Watson has been assigned to Miss Claudette’s cube. We learned not to mess with Miss Claudette in the first episode, and yet Watson messes with Miss Claudette. She will not be complying with Miss Claudette’s extensive rules about cleanliness, because this is America.
In line for shoes and tan clothes and things!
Nichols (Hi, Nichols!) tells Chapman that once she gets her new tan jumpsuits, she’ll be one of them. Nichols and Morello playfully chant “One of us! One of us!” Really? Both of these women are fans of Tod Browning’s 1932 classic Freaks? It seems a tad unlikely, but then again Nichols is enhancing the chanting with some grabbing of Morello’s tits, so I think we’ll manage to pull through.
Guess who’s at the shoe window? Yes, it’s Alex! Alex remembers that Chapman takes a 9 ½, but Chapman corrects that she takes size 10. Alex asks, “Did your feet swell when you went back to boys?” I think that’s a burn, but I can’t explain how.

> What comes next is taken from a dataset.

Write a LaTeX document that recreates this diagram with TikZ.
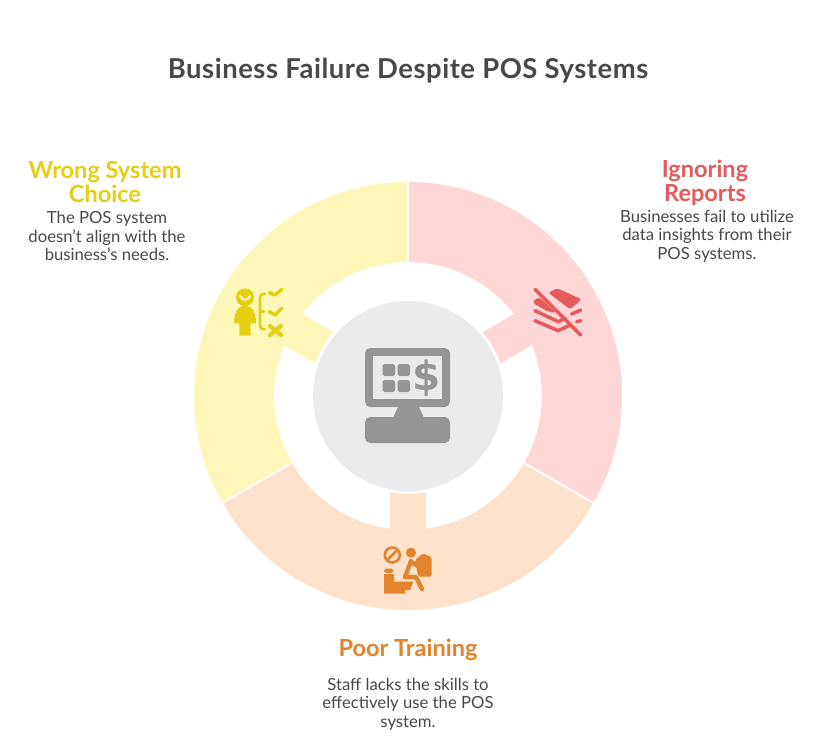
\documentclass[tikz,border=0pt]{standalone}
\usepackage{fontspec}
\setmainfont{Lato}
\newfontfamily\signfont{DejaVu Sans}
\definecolor{ringyellow}{HTML}{FEF7B9}
\definecolor{ringred}{HTML}{FFD7D7}
\definecolor{ringorange}{HTML}{FDE1CA}
\definecolor{hubgray}{HTML}{EBEBEB}
\definecolor{icongray}{HTML}{959595}
\definecolor{iconyellow}{HTML}{E5CF12}
\definecolor{iconred}{HTML}{E55B5B}
\definecolor{iconorange}{HTML}{E3832B}
\definecolor{inktext}{HTML}{484848}
\tikzset{
	headtext/.style={font=\fontsize{13.4}{13.4}\selectfont\bfseries,align=center},
	bodytext/.style={font=\fontsize{9.5}{10.5}\selectfont,align=center,text=inktext},
	iconline/.style={line width=2pt,line cap=round,line join=round},
}

\begin{document}
\begin{tikzpicture}[x=0.02cm,y=-0.02cm]
	\useasboundingbox (0,0) rectangle (828,750);
	\fill[white] (0,0) rectangle (828,750);
	% ring
	\begin{scope}[shift={(408,396)}]
		\foreach \a/\b/\t/\c in {270/150/150/ringyellow,390/270/30/ringred,150/30/270/ringorange}{
			\filldraw[fill=\c,draw=white,line width=1pt] (\a:215) arc (\a:\b:215) -- (\b:133) arc (\b:\a:133) -- cycle;
			\fill[\c,rotate=\t] (0,-18) rectangle (135,18);
		}
		\fill[white] (0,0) circle (98);
		\fill[hubgray] (0,0) circle (95);
	\end{scope}
	% monitor
	\fill[icongray,rounded corners=3pt] (365,348) rectangle (450,407);
	\fill[hubgray] (373,356) rectangle (442,399);
	\fill[icongray,rounded corners=1pt] (382.7,364) rectangle (395,376);
	\fill[icongray,rounded corners=1pt] (397.7,364) rectangle (410,376);
	\fill[icongray,rounded corners=1pt] (382.7,380) rectangle (395,392);
	\fill[icongray,rounded corners=1pt] (397.7,380) rectangle (410,392);
	\node[text=icongray,font=\signfont\fontsize{23}{23}\selectfont\bfseries] (dollar) at (427,378) {\$};
	\fill[icongray] (398,407) -- (419,407) -- (424,418) -- (393,418) -- cycle;
	\fill[icongray,rounded corners=3pt] (365,417) rectangle (450,443);
	% person and checklist
	\fill[iconyellow] (245,297.3) circle (9);
	\draw[ringyellow,line width=1.2pt,line cap=round] (240,296) .. controls (242,301) and (248,301) .. (250,296);
	\fill[iconyellow] (234,323.3) .. controls (234,312) and (238,305.7) .. (245,305.7) .. controls (252,305.7) and (256,312) .. (256,323.3) -- (250.7,323.3) -- (250.7,335.7) -- (239.3,335.7) -- (239.3,323.3) -- cycle;
	\draw[iconyellow,iconline,line width=1.6pt,rounded corners=2pt] (265,294) -- (260,294) -- (260,329.3) -- (265,329.3);
	\draw[iconyellow,iconline,line width=1.6pt] (260,311.7) -- (264,311.7);
	\draw[iconyellow,iconline] (269.3,292.7) -- (275,295) -- (281.7,289.3);
	\draw[iconyellow,iconline] (269.3,311.7) -- (275,315) -- (281.7,308.3);
	\draw[iconyellow,iconline,line width=2.4pt] (270,326) -- (281,335) (281,326) -- (270,335);
	% crossed out reports
	\fill[iconred,rounded corners=1pt] (548.3,292.7) -- (557.3,288.3) -- (581.7,299.3) -- (570,309.3) -- cycle;
	\fill[iconred,rounded corners=1pt] (533.3,300.7) -- (539.3,297.3) -- (556,312.7) -- (548.3,311.7) -- (533.3,303.3) -- cycle;
	\draw[iconred,iconline] (535,289.3) -- (580.7,335);
	\draw[iconred,iconline] (535,310.7) -- (558.3,321.7) -- (565,318.3);
	\draw[iconred,iconline] (535,320.7) -- (558.3,330.7) -- (570,325);
	\draw[iconred,iconline] (571.7,314) -- (580.7,310);
	\draw[iconred,iconline] (576.7,321.7) -- (580.7,320.7);
	% trainee at desk
	\draw[iconorange,iconline,line width=1.5pt] (392.3,555) circle (7.5);
	\draw[iconorange,iconline,line width=1.5pt] (387.3,560) -- (397.3,550);
	\fill[iconorange] (411,552.7) circle (5);
	\fill[iconorange,rounded corners=1pt] (415,560) -- (423.3,553.3) -- (431.7,557.3) -- (431.7,576.7) -- (418.3,576.7) -- cycle;
	\draw[iconorange,iconline,line width=2.5pt] (411,561) -- (405,577) -- (416,577) -- (422,589);
	\draw[iconorange,iconline,line width=2.5pt] (411,562) -- (420,567);
	\fill[iconorange,rounded corners=1pt] (384,573) -- (384,568.5) -- (393.3,568.5) -- (393.3,573) -- cycle;
	\fill[iconorange] (384,574) -- (394,574) -- (394,581.7) -- (413.3,581.7) -- (410,590) -- (405,590) -- (405,593.7) -- (384,593.7) -- cycle;
	% texts
	\node[text=inktext,font=\fontsize{15.6}{16}\selectfont\bfseries\addfontfeatures{LetterSpace=2}] (title) at (408,71) {Business Failure Despite POS Systems};
	\node[headtext,text=iconyellow] (wrong) at (105,182) {Wrong System\\Choice};
	\node[bodytext] (wrongtext) at (107,236) {The POS system\\doesn't align with the\\business's needs.};
	\node[headtext,text=iconred] (ignoring) at (705,183) {Ignoring\\Reports};
	\node[bodytext] (ignoringtext) at (707,236) {Businesses fail to utilize\\data insights from their\\POS systems.};
	\node[headtext,text=iconorange] (poor) at (408,650) {Poor Training};
	\node[bodytext] (poortext) at (408,704) {Staff lacks the skills to\\effectively use the POS\\system.};
\end{tikzpicture}
\end{document}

Healy complains to the Useless Women’s Warden that the prescriptions are getting switched to generics and people are being yanked off their antidepressants and that Sophia is camped out in his office because her hormone dosage has been lowered.
“Why would anyone give up being a man?” asks Useless Uncaring Warden. “It’s like winning the lottery and giving your ticket back.”
Chapman runs around the fenced-in but really empty track. Whoops, not all that empty – Crazy Eyes has come courting. She recites a poem for Chapman – and, I must say, she really sells it – and offers some dandelions. Chapman mentions her fiancé. Crazy Eyes does not take hints well.
Whoops, they’re closing the jogging track because of budget cuts. They’re closing a ring of gravel? Apparently someone’s just using the excuse of budget cuts to be a jerk.
Sophia is not OK with her meds getting reduced. She explains that she no longer has testosterone to make up for the missing estrogen and things are going to get bad real fast. She demands to see a doctor. Healy says you don’t get to see a doctor unless you have an emergency. Sophia takes Healy’s bobblehead Corgi toy off the desk, pulls off its head, swallows it, and reports an emergency. Sophia is a lady and a bad-ass.
Watson, Chapman and friends discuss Miss Claudette. Everyone is sure she killed someone. Also she never has a visitor and doesn’t poop. Well, she does like things tidy.
Even though Chapman was just chatting with a mixed group of prisoners, when it’s time to sit down, they separate by race, so Chapman sits alone. Alex, who is also not great at the hint-taking, sits with her and tries to reestablish communication. Alex’s point is that they’re in prison and will have to deal with each other; Chapman’s is the hell they do.
Crazy Eyes comes in and asks if Alex is bothering Chapman. Chapman, who really should have figured out by now that one does not accept favors from a potential prison romance unless one is truly available, says that yes, indeed, Alex is bothering her.
Crazy Eyes goes Crazy Everything, yelling at Alex to back off, hitting herself in the head, and claiming Chapman as her wife. Then, to fully make her point, she whips her dessert at Alex. My friends had better start wearing more plastic, because that is totally how I will be punctuating my firmer statements from now on.
Chapman thanks Crazy Eyes for the assist, but says she’s not her wife. Crazy Eyes ends the discussion with “I threw my pie for you.” She has a point.